GIVEN TASK:
Quote only the lines that start at the line with "Rebuild this chart" and run to the end of the entries; omit the pictures.

GIVEN ENTRIES:
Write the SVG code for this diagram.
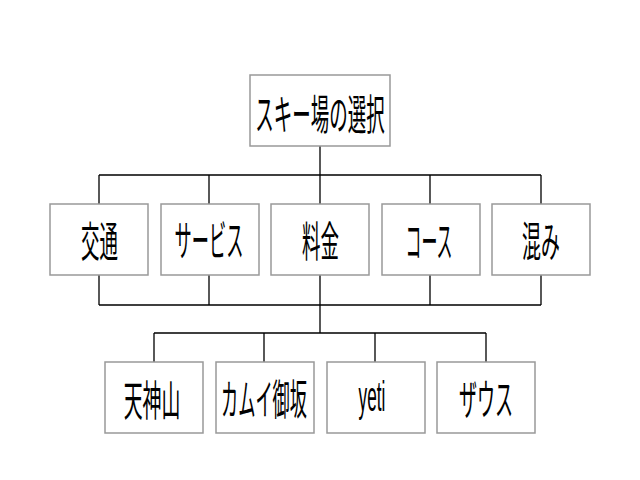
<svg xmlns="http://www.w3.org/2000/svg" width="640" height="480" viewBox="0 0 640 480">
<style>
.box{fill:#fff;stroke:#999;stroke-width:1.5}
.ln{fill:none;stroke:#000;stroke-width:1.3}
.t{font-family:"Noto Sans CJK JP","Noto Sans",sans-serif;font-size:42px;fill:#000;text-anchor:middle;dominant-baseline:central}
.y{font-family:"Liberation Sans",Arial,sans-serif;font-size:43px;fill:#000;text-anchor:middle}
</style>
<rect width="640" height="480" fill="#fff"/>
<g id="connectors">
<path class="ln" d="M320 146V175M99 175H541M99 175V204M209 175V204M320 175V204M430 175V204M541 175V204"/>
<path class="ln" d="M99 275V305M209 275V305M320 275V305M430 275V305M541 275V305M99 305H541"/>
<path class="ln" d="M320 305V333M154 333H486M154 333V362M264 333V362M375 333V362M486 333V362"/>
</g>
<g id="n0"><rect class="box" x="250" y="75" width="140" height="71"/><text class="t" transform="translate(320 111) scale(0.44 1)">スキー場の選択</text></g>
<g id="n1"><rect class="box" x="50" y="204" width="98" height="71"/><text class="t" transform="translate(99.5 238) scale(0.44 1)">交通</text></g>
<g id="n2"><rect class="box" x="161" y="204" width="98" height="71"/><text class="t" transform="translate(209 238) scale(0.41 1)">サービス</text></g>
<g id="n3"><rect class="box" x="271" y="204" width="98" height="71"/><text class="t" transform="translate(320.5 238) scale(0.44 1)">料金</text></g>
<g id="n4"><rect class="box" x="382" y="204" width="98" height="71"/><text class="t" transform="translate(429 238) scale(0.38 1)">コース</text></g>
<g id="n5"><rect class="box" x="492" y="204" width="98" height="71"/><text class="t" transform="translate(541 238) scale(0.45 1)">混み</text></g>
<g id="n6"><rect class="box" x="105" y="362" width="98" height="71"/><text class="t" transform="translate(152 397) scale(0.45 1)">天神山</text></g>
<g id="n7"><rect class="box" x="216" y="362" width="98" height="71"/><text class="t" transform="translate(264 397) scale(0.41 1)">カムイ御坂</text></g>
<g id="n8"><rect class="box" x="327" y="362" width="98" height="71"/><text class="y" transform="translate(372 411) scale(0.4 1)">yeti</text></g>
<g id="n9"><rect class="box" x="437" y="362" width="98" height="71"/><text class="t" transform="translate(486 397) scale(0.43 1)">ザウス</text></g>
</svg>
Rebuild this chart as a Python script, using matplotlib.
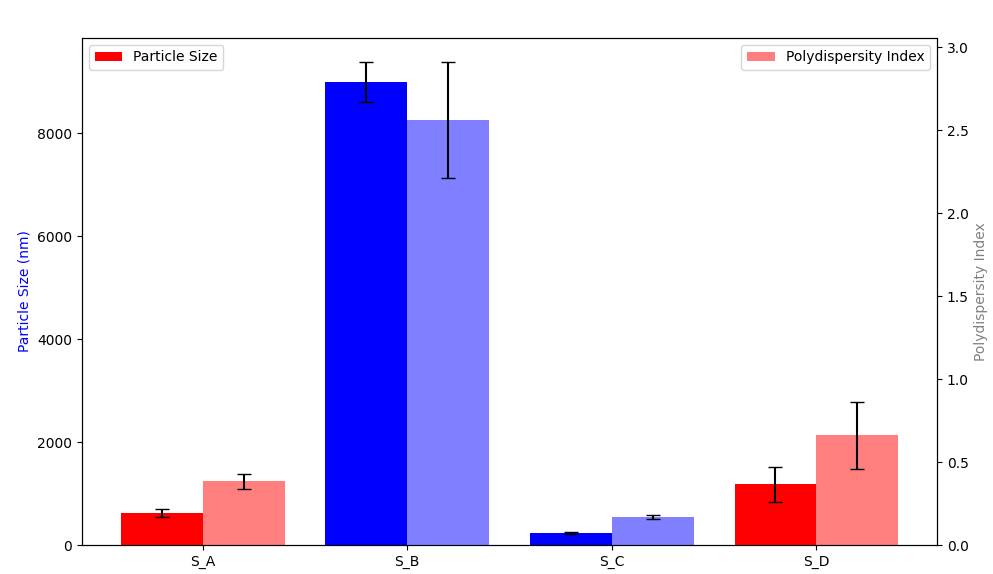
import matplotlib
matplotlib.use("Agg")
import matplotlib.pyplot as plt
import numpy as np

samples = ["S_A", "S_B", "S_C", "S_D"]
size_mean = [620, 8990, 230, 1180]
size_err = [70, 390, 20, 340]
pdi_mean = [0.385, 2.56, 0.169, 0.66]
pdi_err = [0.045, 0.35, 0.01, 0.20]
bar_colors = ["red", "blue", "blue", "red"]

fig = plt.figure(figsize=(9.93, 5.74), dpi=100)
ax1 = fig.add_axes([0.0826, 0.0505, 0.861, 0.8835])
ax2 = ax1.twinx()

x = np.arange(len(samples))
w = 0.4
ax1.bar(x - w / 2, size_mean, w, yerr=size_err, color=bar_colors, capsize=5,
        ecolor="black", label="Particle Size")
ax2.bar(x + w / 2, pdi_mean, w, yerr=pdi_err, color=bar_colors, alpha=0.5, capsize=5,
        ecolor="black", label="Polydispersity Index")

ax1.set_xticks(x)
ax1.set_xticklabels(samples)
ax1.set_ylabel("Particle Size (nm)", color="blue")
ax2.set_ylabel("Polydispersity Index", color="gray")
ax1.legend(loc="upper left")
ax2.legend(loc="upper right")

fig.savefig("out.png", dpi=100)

OUTPUT FOR THIS EXERCISE:
Rebuild this chart as a Python script, using matplotlib.
import matplotlib
matplotlib.use("Agg")
import matplotlib.pyplot as plt
import numpy as np

samples = ["S_A", "S_B", "S_C", "S_D"]
size_mean = [620, 8990, 230, 1180]
size_err = [70, 390, 20, 340]
pdi_mean = [0.385, 2.56, 0.169, 0.66]
pdi_err = [0.045, 0.35, 0.01, 0.20]
bar_colors = ["red", "blue", "blue", "red"]

fig = plt.figure(figsize=(9.93, 5.74), dpi=100)
ax1 = fig.add_axes([0.0826, 0.0505, 0.861, 0.8835])
ax2 = ax1.twinx()

x = np.arange(len(samples))
w = 0.4
ax1.bar(x - w / 2, size_mean, w, yerr=size_err, color=bar_colors, capsize=5,
        ecolor="black", label="Particle Size")
ax2.bar(x + w / 2, pdi_mean, w, yerr=pdi_err, color=bar_colors, alpha=0.5, capsize=5,
        ecolor="black", label="Polydispersity Index")

ax1.set_xticks(x)
ax1.set_xticklabels(samples)
ax1.set_ylabel("Particle Size (nm)", color="blue")
ax2.set_ylabel("Polydispersity Index", color="gray")
ax1.legend(loc="upper left")
ax2.legend(loc="upper right")

fig.savefig("out.png", dpi=100)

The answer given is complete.